Product differentiation in oligopolies leads to reduced price uniformity, creating a market where prices may deviate from marginal costs and barriers to entry are high due to branding and marketing efforts. This complex interdependence and competition among a few large firms make it difficult to study oligopolistic markets.

Step-by-step explanation:

Product differentiation complicates the study of oligopolies because it can lead to a situation where markets may not obey the law of one price. In an oligopoly, a small number of large firms dominate the market and may compete fiercely or collude to influence prices and profits.
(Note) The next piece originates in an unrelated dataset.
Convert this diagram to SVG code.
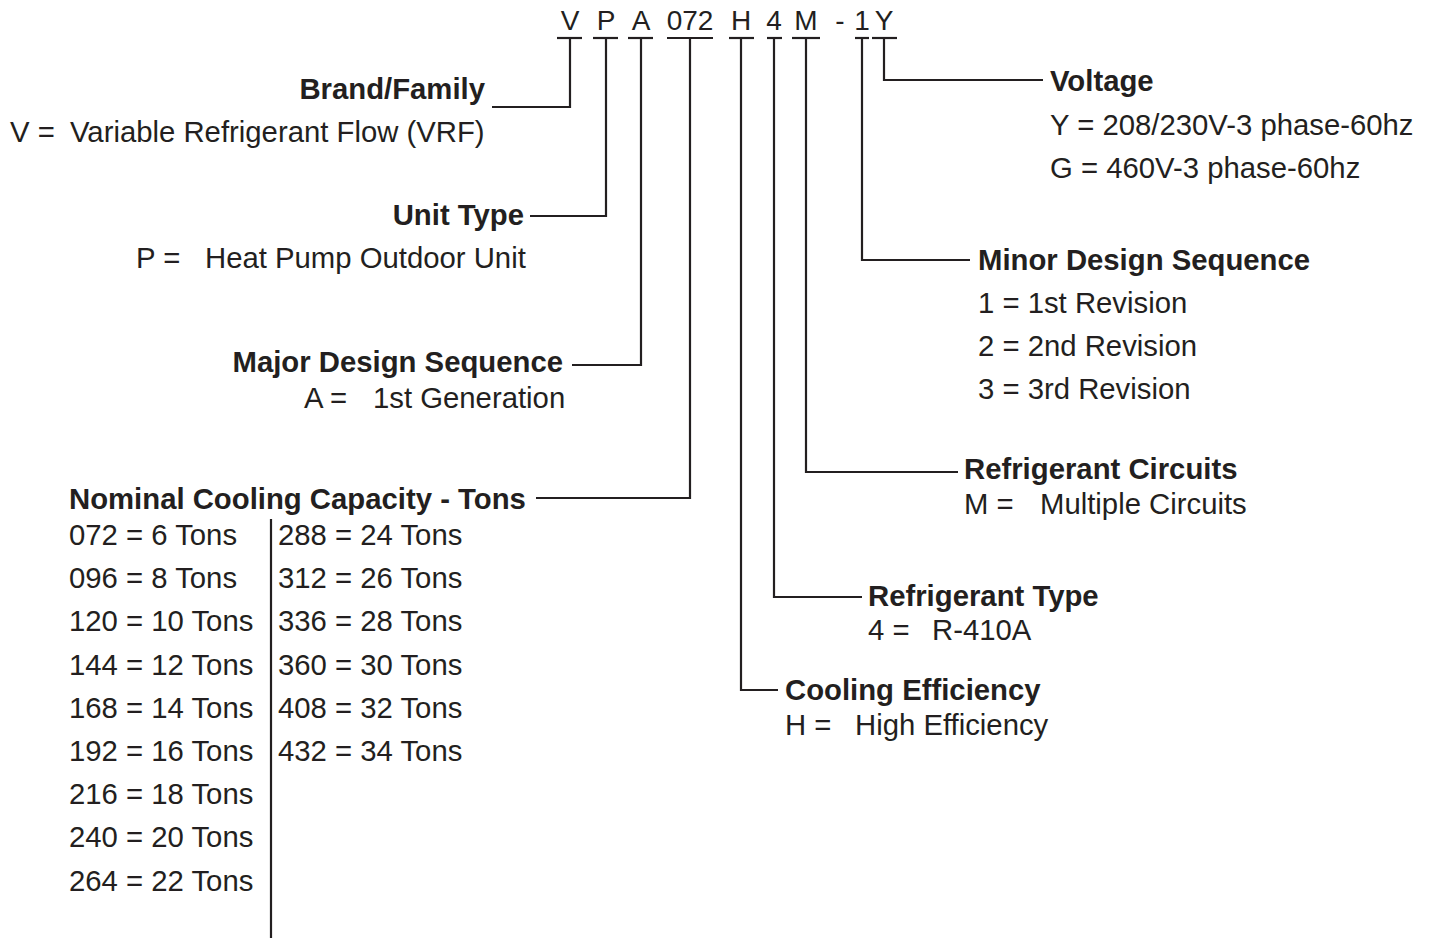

Product differentiation, often through intense marketing and brand recognition efforts, can create barriers to entry and contribute to the persistence of oligopolies. For instance, firms becoming recognized brands, like Coca-Cola or Pepsi, involves significant marketing expenditure which cannot be easily matched by newer competitors. This market dynamic results in mutual interdependence among oligopolistic firms where decisions on output, price, and other strategic elements are closely connected to the moves of competitors.

Moreover, oligopolistic firms do not always produce at the lowest point on their average cost curves, nor are prices always equal to marginal cost, adding further complexity to the analysis of such markets. The challenges in competing against established firms with strong differentiation can prevent new entrants, thereby limiting competition and maintaining high-profit levels for the existing firms.